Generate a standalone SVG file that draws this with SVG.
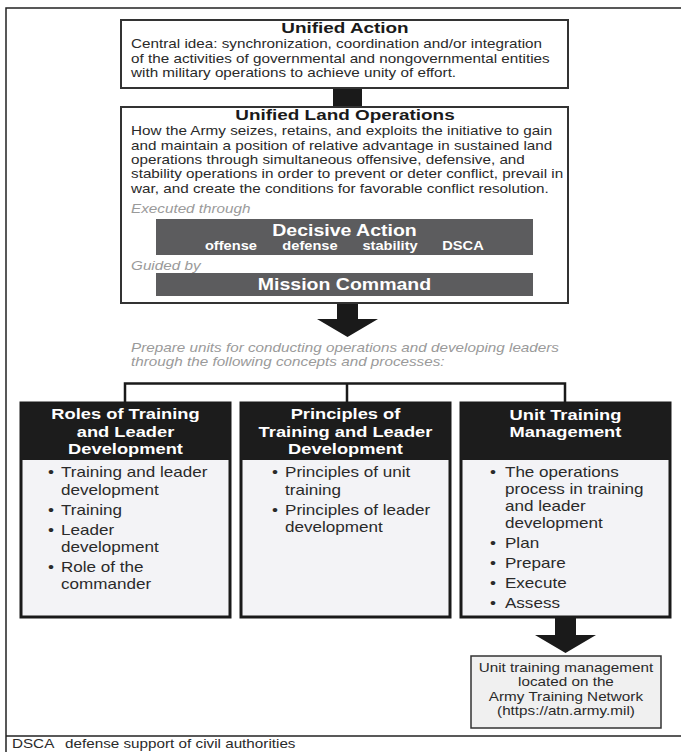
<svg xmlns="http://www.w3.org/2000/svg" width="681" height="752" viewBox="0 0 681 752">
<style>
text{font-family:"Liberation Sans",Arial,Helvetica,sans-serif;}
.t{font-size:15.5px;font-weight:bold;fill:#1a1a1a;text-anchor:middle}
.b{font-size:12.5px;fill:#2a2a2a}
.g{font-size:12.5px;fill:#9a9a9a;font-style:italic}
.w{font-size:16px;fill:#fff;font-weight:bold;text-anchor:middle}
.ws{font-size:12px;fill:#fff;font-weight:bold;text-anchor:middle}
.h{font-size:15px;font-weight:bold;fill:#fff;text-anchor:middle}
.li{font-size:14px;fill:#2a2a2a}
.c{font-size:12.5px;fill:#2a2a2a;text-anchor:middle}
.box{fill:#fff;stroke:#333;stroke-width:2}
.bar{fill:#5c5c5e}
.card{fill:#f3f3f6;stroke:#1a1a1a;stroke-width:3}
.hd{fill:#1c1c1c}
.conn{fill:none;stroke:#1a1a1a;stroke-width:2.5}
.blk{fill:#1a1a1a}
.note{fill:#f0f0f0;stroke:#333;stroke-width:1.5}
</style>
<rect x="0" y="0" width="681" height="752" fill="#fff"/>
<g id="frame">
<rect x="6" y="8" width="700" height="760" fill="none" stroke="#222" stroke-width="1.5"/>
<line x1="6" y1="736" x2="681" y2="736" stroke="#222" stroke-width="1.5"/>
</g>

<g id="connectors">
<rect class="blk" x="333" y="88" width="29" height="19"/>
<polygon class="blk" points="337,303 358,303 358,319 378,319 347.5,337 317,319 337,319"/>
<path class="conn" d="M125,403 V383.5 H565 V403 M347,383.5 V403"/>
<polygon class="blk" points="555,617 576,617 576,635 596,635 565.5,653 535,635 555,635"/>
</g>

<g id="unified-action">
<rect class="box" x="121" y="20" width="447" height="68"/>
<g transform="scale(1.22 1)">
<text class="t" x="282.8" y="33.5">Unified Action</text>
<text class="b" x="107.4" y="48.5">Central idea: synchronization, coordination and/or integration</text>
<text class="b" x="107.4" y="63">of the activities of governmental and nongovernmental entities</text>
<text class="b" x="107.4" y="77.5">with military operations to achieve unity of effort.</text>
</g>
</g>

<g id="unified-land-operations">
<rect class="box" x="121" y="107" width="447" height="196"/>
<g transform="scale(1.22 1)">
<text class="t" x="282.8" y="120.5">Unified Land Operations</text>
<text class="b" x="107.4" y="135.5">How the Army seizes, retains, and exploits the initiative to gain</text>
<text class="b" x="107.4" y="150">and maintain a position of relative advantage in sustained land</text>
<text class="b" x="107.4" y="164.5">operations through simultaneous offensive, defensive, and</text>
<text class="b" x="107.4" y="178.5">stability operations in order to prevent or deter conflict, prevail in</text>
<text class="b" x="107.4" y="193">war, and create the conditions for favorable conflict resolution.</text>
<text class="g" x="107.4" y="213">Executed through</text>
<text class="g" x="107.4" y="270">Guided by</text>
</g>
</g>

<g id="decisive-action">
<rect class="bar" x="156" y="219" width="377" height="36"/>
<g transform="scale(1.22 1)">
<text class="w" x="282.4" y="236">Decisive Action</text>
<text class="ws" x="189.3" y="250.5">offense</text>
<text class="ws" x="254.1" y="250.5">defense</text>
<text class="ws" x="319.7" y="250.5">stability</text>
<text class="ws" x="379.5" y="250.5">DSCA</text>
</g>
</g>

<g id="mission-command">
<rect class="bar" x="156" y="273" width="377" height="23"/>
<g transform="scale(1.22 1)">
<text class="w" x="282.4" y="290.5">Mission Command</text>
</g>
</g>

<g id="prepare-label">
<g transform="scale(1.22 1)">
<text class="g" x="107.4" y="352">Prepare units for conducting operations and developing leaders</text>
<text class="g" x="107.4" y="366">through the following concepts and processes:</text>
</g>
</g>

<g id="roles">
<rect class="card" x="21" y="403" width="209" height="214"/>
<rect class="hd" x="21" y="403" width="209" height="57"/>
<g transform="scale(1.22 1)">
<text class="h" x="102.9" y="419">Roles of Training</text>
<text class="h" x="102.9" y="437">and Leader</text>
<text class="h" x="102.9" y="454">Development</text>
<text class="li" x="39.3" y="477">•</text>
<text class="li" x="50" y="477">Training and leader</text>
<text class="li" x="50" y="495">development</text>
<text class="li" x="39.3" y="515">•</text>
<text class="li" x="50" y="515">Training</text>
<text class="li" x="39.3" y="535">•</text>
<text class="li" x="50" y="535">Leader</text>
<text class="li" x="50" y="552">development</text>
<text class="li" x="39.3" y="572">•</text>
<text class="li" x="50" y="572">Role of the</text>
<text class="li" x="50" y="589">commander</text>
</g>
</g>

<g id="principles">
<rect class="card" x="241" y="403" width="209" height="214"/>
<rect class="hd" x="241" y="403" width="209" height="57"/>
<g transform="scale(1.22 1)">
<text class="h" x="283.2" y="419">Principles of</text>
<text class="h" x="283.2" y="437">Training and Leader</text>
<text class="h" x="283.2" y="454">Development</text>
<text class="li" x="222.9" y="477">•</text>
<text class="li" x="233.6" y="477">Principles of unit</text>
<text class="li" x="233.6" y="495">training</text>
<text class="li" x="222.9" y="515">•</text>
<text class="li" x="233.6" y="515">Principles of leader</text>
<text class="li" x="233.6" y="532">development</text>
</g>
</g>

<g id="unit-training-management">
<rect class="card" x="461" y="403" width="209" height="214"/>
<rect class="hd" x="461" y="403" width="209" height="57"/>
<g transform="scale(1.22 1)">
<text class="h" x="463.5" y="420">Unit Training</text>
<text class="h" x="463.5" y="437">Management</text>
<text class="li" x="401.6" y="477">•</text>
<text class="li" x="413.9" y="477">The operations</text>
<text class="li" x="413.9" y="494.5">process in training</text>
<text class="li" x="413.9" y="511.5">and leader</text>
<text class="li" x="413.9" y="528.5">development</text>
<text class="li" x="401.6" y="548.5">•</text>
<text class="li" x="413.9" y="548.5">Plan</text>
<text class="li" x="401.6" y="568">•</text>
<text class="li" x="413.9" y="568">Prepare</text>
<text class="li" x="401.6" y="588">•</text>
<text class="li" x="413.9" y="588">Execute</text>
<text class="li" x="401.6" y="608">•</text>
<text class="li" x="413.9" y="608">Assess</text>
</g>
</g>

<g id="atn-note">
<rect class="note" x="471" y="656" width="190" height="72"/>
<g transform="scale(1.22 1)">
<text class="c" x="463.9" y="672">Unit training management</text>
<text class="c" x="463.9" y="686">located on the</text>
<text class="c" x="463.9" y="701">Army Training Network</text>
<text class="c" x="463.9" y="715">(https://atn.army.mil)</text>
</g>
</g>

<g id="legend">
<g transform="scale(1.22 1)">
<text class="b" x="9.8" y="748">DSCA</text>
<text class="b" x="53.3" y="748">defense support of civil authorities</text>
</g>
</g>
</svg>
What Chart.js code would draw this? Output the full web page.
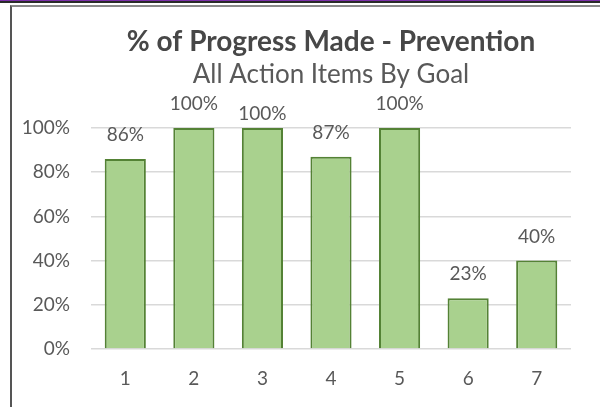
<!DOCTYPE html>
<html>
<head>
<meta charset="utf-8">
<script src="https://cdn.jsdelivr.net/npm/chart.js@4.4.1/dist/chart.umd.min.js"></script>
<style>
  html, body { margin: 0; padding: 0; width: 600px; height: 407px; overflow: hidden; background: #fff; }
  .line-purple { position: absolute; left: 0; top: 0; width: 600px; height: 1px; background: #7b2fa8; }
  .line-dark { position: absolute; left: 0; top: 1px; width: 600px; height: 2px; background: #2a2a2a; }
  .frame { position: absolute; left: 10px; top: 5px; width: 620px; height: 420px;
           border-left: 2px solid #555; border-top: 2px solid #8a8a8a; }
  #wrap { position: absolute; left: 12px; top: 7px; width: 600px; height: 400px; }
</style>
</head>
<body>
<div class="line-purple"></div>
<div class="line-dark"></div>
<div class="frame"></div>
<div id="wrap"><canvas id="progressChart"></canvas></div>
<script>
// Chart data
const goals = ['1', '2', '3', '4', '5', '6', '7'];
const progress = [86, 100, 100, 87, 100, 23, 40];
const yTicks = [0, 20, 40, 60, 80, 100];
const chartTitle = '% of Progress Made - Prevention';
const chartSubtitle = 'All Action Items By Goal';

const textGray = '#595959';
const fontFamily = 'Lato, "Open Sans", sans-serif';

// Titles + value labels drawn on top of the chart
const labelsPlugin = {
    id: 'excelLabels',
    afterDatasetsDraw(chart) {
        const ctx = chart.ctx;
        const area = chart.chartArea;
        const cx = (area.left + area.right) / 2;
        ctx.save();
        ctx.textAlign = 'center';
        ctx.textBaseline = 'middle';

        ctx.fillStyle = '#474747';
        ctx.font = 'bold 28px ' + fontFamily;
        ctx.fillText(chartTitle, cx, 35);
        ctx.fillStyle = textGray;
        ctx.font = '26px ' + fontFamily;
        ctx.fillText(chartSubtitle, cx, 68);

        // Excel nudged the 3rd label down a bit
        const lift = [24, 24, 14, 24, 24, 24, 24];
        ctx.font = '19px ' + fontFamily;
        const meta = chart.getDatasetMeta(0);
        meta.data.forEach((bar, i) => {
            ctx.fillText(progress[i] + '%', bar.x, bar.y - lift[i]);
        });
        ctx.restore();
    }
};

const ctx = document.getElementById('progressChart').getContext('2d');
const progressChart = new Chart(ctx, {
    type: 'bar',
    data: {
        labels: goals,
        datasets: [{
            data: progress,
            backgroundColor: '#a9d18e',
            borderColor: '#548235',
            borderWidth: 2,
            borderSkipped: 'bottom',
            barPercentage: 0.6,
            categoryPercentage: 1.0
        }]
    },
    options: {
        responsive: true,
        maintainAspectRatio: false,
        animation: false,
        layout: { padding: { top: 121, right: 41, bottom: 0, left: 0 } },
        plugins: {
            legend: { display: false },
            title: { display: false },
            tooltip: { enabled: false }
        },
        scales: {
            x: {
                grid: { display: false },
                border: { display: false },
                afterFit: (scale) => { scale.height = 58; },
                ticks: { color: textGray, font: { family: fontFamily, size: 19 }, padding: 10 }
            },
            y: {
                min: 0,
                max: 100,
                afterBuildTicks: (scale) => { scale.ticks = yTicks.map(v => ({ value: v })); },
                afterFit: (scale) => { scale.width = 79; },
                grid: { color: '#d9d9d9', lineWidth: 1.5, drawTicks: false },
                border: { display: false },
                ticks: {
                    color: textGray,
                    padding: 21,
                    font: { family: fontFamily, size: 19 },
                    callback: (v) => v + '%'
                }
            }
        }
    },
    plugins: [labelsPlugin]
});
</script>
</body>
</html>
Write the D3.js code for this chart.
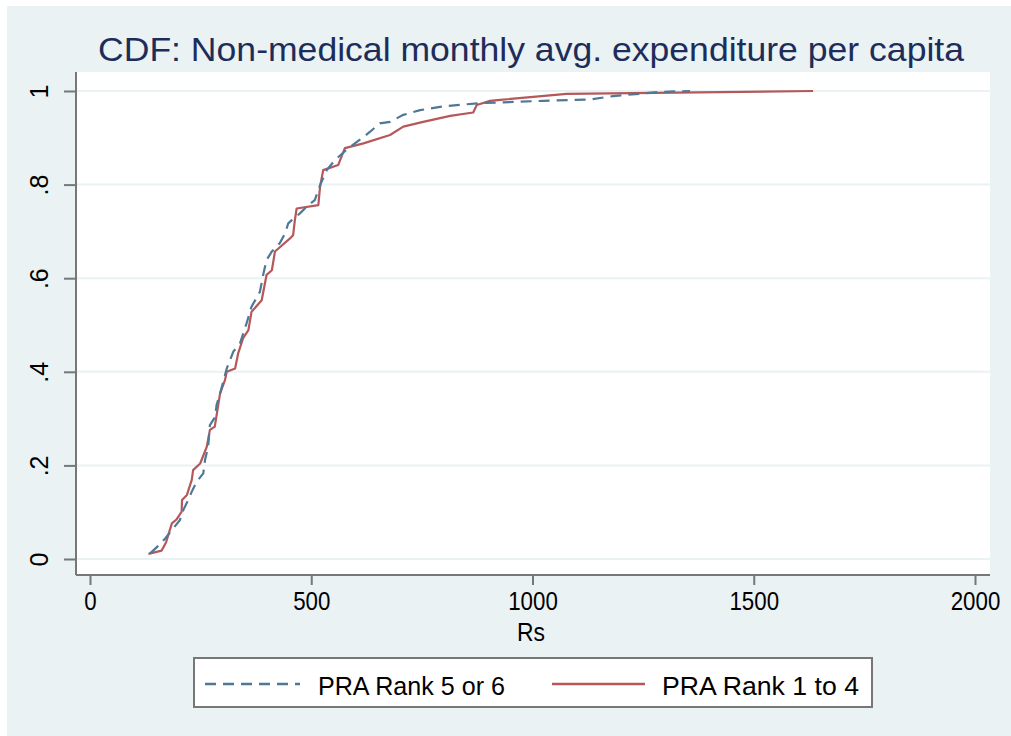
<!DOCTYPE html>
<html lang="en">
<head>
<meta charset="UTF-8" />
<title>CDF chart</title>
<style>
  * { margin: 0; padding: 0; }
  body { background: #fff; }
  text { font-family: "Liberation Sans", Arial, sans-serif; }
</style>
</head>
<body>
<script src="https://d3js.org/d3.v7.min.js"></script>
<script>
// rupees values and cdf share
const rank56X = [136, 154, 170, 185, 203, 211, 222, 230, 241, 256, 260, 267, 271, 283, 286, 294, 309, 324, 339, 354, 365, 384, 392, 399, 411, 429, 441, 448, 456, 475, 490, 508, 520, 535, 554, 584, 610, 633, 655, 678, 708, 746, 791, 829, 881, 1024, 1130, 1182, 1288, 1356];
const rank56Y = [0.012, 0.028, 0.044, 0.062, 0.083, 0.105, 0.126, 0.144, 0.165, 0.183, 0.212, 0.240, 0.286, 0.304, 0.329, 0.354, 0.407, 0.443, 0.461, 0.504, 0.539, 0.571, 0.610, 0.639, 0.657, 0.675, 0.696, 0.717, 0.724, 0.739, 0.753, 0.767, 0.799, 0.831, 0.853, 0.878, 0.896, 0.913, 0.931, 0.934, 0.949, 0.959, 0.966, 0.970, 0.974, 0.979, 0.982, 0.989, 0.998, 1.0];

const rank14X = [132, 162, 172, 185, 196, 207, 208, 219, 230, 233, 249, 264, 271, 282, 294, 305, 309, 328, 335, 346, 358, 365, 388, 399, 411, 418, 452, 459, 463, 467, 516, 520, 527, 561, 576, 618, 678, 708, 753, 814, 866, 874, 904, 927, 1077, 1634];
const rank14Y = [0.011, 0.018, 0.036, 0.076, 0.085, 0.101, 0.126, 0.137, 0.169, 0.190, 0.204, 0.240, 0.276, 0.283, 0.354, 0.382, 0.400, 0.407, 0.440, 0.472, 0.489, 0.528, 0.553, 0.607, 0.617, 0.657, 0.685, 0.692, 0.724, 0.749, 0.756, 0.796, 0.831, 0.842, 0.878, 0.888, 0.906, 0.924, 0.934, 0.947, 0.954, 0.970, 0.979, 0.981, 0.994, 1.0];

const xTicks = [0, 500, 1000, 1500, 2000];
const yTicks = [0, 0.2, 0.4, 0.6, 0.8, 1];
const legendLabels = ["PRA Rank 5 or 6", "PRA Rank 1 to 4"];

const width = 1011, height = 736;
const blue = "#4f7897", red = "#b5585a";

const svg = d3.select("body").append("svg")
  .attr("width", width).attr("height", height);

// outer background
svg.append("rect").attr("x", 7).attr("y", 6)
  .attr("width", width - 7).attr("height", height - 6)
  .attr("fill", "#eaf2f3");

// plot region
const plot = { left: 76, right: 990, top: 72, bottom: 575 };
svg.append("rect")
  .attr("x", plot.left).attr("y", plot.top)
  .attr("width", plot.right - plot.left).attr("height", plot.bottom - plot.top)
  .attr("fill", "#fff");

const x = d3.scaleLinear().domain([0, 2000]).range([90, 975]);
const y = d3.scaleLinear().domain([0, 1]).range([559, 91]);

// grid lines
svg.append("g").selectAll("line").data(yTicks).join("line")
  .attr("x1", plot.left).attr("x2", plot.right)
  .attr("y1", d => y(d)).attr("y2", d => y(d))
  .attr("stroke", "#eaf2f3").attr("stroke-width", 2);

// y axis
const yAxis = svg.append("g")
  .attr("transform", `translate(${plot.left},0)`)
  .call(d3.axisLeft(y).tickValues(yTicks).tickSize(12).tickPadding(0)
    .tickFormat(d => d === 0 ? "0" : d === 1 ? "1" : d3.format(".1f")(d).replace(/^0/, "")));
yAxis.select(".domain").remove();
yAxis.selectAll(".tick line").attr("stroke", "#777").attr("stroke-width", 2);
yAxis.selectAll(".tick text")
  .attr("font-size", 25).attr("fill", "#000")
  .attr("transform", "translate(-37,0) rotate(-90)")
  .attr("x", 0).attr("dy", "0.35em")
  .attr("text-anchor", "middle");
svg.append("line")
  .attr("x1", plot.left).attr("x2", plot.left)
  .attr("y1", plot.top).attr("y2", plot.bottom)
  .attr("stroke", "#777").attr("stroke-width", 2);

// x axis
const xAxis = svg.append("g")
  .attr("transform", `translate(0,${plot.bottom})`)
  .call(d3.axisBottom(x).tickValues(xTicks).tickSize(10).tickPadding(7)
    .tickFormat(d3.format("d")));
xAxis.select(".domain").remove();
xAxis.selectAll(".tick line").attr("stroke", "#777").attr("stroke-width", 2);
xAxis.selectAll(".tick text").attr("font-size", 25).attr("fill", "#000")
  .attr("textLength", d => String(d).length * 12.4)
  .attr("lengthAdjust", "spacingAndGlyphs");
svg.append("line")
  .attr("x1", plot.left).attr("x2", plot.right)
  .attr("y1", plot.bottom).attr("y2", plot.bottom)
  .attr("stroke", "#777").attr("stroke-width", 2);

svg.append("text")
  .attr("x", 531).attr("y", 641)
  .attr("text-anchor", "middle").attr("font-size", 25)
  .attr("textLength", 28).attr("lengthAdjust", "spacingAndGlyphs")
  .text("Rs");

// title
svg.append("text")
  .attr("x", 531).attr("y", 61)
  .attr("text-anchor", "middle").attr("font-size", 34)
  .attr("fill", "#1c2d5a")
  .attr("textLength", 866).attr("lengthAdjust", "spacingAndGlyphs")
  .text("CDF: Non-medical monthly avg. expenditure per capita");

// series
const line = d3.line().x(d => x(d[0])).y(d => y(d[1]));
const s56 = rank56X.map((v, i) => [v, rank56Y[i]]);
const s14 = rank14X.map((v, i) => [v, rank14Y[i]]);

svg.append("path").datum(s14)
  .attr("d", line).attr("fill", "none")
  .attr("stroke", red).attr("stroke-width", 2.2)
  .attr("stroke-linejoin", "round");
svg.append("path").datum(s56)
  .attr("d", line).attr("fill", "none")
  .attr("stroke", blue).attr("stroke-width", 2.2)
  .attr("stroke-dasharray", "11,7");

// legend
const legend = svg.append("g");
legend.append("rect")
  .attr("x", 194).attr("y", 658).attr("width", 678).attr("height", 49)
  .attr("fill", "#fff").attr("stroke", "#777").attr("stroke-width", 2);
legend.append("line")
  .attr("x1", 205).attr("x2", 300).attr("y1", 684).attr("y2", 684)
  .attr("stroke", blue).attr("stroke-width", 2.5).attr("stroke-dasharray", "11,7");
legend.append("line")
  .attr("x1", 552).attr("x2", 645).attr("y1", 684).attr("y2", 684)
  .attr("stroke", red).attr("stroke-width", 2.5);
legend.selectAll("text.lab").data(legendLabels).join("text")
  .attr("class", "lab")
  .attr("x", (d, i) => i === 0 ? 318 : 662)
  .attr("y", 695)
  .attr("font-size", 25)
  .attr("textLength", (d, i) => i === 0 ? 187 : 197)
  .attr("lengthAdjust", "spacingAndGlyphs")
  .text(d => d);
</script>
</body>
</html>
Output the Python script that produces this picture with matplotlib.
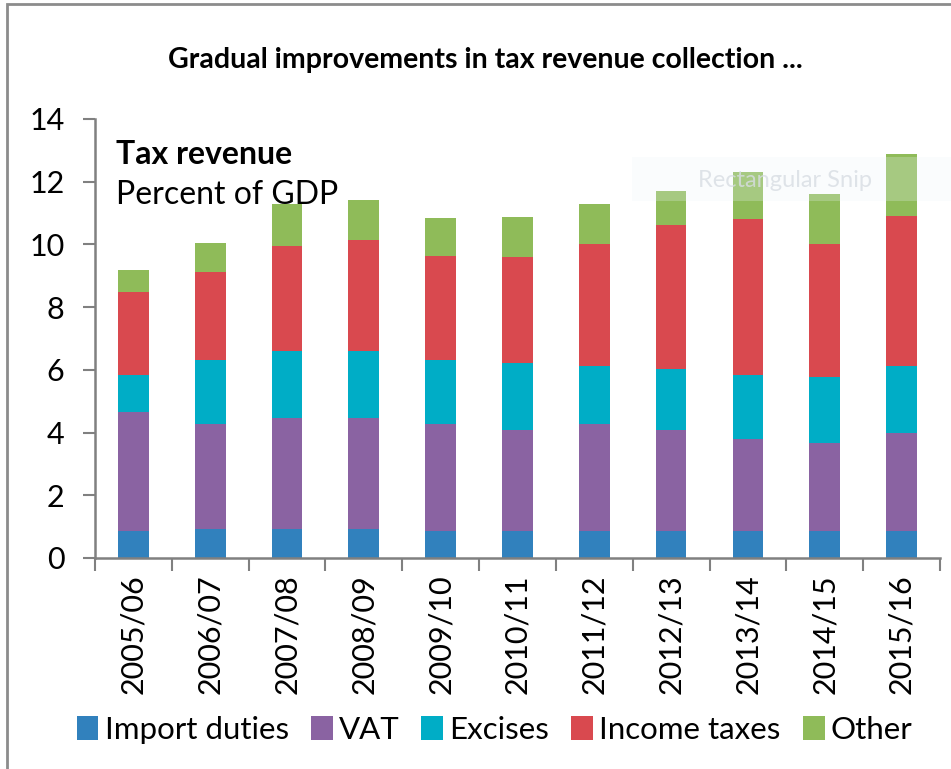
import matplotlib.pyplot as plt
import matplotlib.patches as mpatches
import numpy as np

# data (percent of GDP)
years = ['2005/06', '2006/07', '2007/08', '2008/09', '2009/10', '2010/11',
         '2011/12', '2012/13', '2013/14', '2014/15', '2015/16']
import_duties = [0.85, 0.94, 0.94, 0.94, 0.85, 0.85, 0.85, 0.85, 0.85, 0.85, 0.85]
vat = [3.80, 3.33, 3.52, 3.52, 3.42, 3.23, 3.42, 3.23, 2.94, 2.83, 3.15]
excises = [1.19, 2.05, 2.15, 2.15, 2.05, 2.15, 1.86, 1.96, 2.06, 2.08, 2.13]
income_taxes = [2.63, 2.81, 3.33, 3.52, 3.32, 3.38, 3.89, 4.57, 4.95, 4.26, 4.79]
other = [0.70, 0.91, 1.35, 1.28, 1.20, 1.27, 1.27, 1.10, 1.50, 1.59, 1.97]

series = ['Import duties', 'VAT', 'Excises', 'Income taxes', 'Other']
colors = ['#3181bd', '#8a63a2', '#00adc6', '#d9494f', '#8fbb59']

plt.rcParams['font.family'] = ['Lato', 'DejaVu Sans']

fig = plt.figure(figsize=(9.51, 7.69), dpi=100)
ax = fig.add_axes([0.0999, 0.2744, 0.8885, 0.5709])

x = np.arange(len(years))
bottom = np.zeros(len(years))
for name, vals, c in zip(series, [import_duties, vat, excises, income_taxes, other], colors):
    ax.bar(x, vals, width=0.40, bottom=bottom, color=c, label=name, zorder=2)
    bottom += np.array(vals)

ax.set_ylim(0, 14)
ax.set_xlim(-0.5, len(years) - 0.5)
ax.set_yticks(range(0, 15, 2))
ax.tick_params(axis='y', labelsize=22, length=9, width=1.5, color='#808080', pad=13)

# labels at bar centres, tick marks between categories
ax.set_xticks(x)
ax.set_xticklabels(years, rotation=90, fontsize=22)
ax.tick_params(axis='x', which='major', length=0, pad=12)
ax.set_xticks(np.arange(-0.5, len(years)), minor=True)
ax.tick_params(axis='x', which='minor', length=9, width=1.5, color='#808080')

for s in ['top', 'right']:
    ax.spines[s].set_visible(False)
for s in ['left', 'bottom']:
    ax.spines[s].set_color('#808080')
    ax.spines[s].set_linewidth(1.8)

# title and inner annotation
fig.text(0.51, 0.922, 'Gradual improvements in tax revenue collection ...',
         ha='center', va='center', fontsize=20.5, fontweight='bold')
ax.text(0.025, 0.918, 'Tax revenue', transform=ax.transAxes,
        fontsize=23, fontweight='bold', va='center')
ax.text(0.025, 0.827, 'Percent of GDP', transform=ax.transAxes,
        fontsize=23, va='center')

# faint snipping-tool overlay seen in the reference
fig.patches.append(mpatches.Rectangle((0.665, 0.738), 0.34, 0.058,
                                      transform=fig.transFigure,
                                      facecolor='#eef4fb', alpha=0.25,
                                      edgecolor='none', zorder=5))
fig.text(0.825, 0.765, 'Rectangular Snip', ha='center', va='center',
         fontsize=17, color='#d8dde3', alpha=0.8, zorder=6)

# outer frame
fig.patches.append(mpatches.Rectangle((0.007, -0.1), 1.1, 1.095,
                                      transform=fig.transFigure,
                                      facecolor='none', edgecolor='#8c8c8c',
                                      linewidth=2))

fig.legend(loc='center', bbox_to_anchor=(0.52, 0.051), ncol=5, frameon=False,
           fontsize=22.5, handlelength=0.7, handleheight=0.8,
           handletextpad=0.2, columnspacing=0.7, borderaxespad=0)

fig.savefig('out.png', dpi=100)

Written instruction:
Copy out each line of the data where the string "Output" appears.

Solved problem:
What Chart.js code would draw this? Output the full web page.
Output the Python script that produces this picture with matplotlib.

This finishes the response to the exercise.